> [Supplied records]:

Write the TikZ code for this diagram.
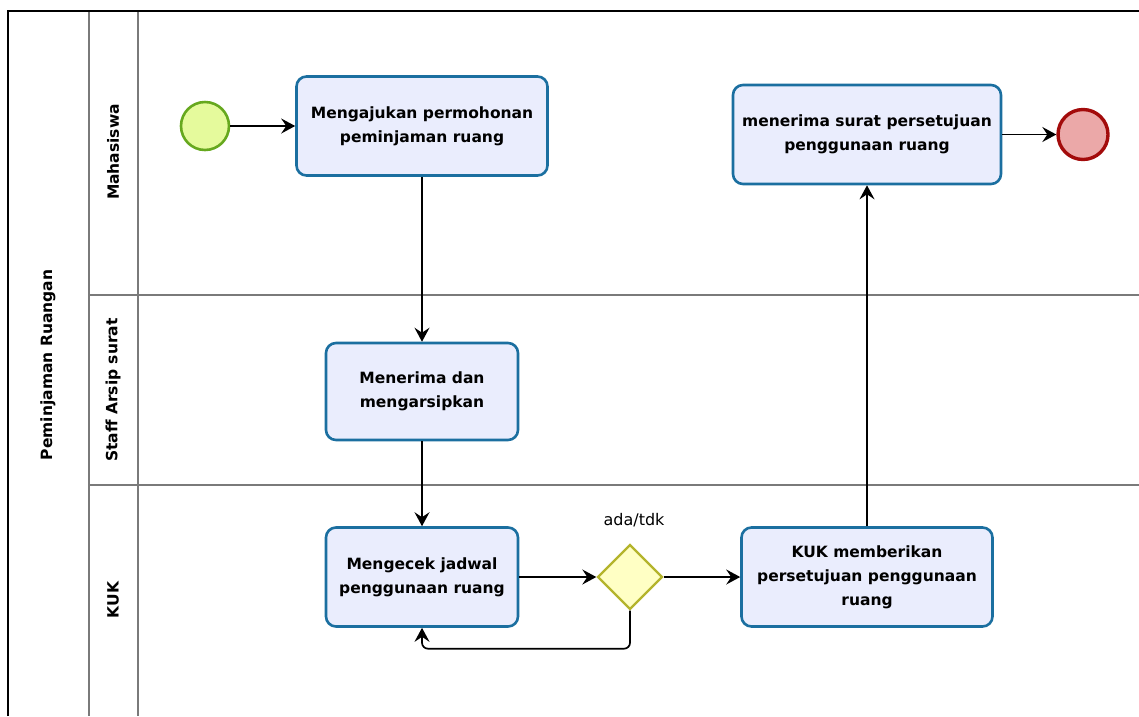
\documentclass[tikz,border=0pt]{standalone}
\usepackage{fontspec}
\setmainfont{DejaVu Sans}
\usetikzlibrary{arrows.meta}
\usetikzlibrary{shapes.geometric}
\definecolor{mblue}{HTML}{1B6FA0}
\definecolor{mtask}{HTML}{EAEDFD}
\definecolor{mgreen}{HTML}{66A81E}
\definecolor{mgreenfill}{HTML}{E5FA9C}
\definecolor{mred}{HTML}{A30B0B}
\definecolor{mredfill}{HTML}{EBA8A8}
\definecolor{mgate}{HTML}{B4B42C}
\definecolor{mgatefill}{HTML}{FFFFC4}
\definecolor{mlane}{HTML}{7A7A7A}
\tikzset{task/.style = {draw = mblue, fill = mtask, line width = 2.6, rounded corners = 10,
    minimum width = 251, minimum height = 99, align = center,
    font = \bfseries\fontsize{15.5}{24}\selectfont}}
\tikzset{startev/.style = {draw = mgreen, fill = mgreenfill, circle, line width = 2.6,
    inner sep = 0, minimum size = 48}}
\tikzset{endev/.style = {draw = mred, fill = mredfill, circle, line width = 3.4,
    inner sep = 0, minimum size = 50}}
\tikzset{gate/.style = {draw = mgate, fill = mgatefill, diamond, line width = 2.4,
    inner sep = 0, minimum width = 65, minimum height = 65}}
\tikzset{flow/.style = {line width = 1.7, -{Stealth[length = 14, width = 15, inset = 5]}}}
\tikzset{lane/.style = {draw = mlane, line width = 1.8}}
\tikzset{lanelabel/.style = {rotate = 90, font = \bfseries\fontsize{15.5}{18}\selectfont}}

\begin{document}
\begin{tikzpicture}[x = 1pt, y = -1pt]
    \useasboundingbox (0, 0) rectangle (1139, 716);

    % pool and lanes
    \draw [lane] (89, 11) -- (89, 716);
    \draw [lane] (138, 11) -- (138, 716);
    \draw [lane] (89, 295) -- (1139, 295);
    \draw [lane] (89, 485) -- (1139, 485);
    \draw [line width = 2.2] (8, 716) -- (8, 11) -- (1139, 11);

    \node [lanelabel] (pool) at (48, 365) {Peminjaman Ruangan};
    \node [lanelabel] (mhs) at (113, 152) {Mahasiswa};
    \node [lanelabel] (staff) at (113, 390) {Staff Arsip surat};
    \node [lanelabel] (kuk) at (113, 600) {KUK};

    % events, tasks and gateway
    \node [startev] (start) at (205, 126) {};
    \node [task] (ask) at (422, 126) {Mengajukan permohonan\\peminjaman ruang};
    \node [task, minimum width = 192, minimum height = 97] (archive) at (422, 391.5) {Menerima dan\\mengarsipkan};
    \node [task, minimum width = 192] (check) at (422, 577) {Mengecek jadwal\\penggunaan ruang};
    \node [gate] (gate) at (630, 577) {};
    \node [font = \fontsize{16}{18}\selectfont] (gatelabel) at (634, 520) {ada/tdk};
    \node [task] (approve) at (867, 577) {KUK memberikan\\persetujuan penggunaan\\ruang};
    \node [task, minimum width = 268] (receive) at (867, 134.5) {menerima surat persetujuan\\penggunaan ruang};
    \node [endev] (finish) at (1083, 134.5) {};

    % sequence flows
    \draw [flow] (start) -- (ask);
    \draw [flow] (ask) -- (archive);
    \draw [flow] (archive) -- (check);
    \draw [flow] (check) -- (gate);
    \draw [flow] (gate) -- (approve);
    \draw [flow] (approve) -- (receive);
    \draw [flow] (receive) -- (finish);
    \draw [flow, rounded corners = 6] (gate.south) -- ++(0, 38) -| (check.south);
  \end{tikzpicture}
\end{document}
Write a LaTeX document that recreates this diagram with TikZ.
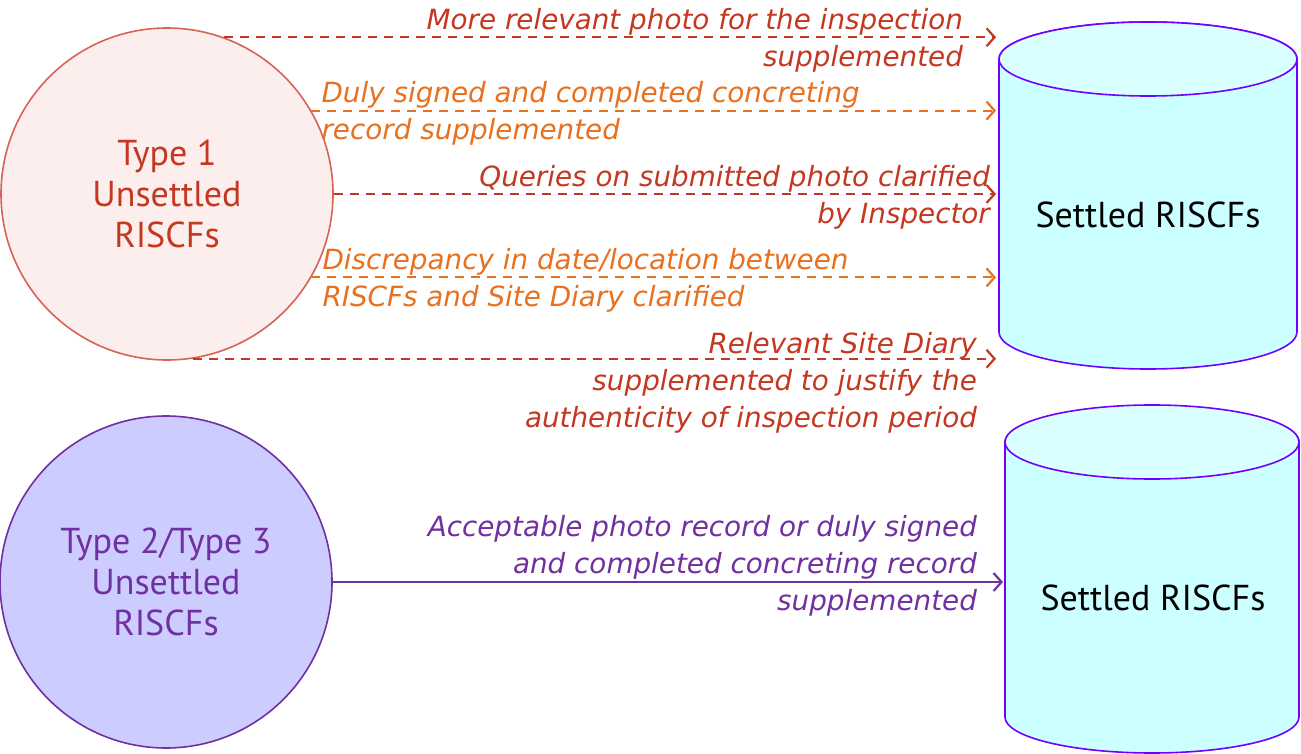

> [Your objective]:
Can the entries above be repeated exactly, without their pictures?

> [The completed task]:
Write the TikZ code for this diagram.
\documentclass[tikz,border=0pt]{standalone}
\usepackage{fontspec}
\setmainfont{DejaVu Sans}
\usetikzlibrary{arrows.meta}
\usetikzlibrary{shapes.geometric}
\definecolor{mblue}{HTML}{1B6FA0}
\definecolor{mtask}{HTML}{EAEDFD}
\definecolor{mgreen}{HTML}{66A81E}
\definecolor{mgreenfill}{HTML}{E5FA9C}
\definecolor{mred}{HTML}{A30B0B}
\definecolor{mredfill}{HTML}{EBA8A8}
\definecolor{mgate}{HTML}{B4B42C}
\definecolor{mgatefill}{HTML}{FFFFC4}
\definecolor{mlane}{HTML}{7A7A7A}
\tikzset{task/.style = {draw = mblue, fill = mtask, line width = 2.6, rounded corners = 10,
    minimum width = 251, minimum height = 99, align = center,
    font = \bfseries\fontsize{15.5}{24}\selectfont}}
\tikzset{startev/.style = {draw = mgreen, fill = mgreenfill, circle, line width = 2.6,
    inner sep = 0, minimum size = 48}}
\tikzset{endev/.style = {draw = mred, fill = mredfill, circle, line width = 3.4,
    inner sep = 0, minimum size = 50}}
\tikzset{gate/.style = {draw = mgate, fill = mgatefill, diamond, line width = 2.4,
    inner sep = 0, minimum width = 65, minimum height = 65}}
\tikzset{flow/.style = {line width = 1.7, -{Stealth[length = 14, width = 15, inset = 5]}}}
\tikzset{lane/.style = {draw = mlane, line width = 1.8}}
\tikzset{lanelabel/.style = {rotate = 90, font = \bfseries\fontsize{15.5}{18}\selectfont}}

\begin{document}
\begin{tikzpicture}[x = 1pt, y = -1pt]
    \useasboundingbox (0, 0) rectangle (1139, 716);

    % pool and lanes
    \draw [lane] (89, 11) -- (89, 716);
    \draw [lane] (138, 11) -- (138, 716);
    \draw [lane] (89, 295) -- (1139, 295);
    \draw [lane] (89, 485) -- (1139, 485);
    \draw [line width = 2.2] (8, 716) -- (8, 11) -- (1139, 11);

    \node [lanelabel] (pool) at (48, 365) {Peminjaman Ruangan};
    \node [lanelabel] (mhs) at (113, 152) {Mahasiswa};
    \node [lanelabel] (staff) at (113, 390) {Staff Arsip surat};
    \node [lanelabel] (kuk) at (113, 600) {KUK};

    % events, tasks and gateway
    \node [startev] (start) at (205, 126) {};
    \node [task] (ask) at (422, 126) {Mengajukan permohonan\\peminjaman ruang};
    \node [task, minimum width = 192, minimum height = 97] (archive) at (422, 391.5) {Menerima dan\\mengarsipkan};
    \node [task, minimum width = 192] (check) at (422, 577) {Mengecek jadwal\\penggunaan ruang};
    \node [gate] (gate) at (630, 577) {};
    \node [font = \fontsize{16}{18}\selectfont] (gatelabel) at (634, 520) {ada/tdk};
    \node [task] (approve) at (867, 577) {KUK memberikan\\persetujuan penggunaan\\ruang};
    \node [task, minimum width = 268] (receive) at (867, 134.5) {menerima surat persetujuan\\penggunaan ruang};
    \node [endev] (finish) at (1083, 134.5) {};

    % sequence flows
    \draw [flow] (start) -- (ask);
    \draw [flow] (ask) -- (archive);
    \draw [flow] (archive) -- (check);
    \draw [flow] (check) -- (gate);
    \draw [flow] (gate) -- (approve);
    \draw [flow] (approve) -- (receive);
    \draw [flow] (receive) -- (finish);
    \draw [flow, rounded corners = 6] (gate.south) -- ++(0, 38) -| (check.south);
  \end{tikzpicture}
\end{document}
Write a LaTeX document that recreates this diagram with TikZ.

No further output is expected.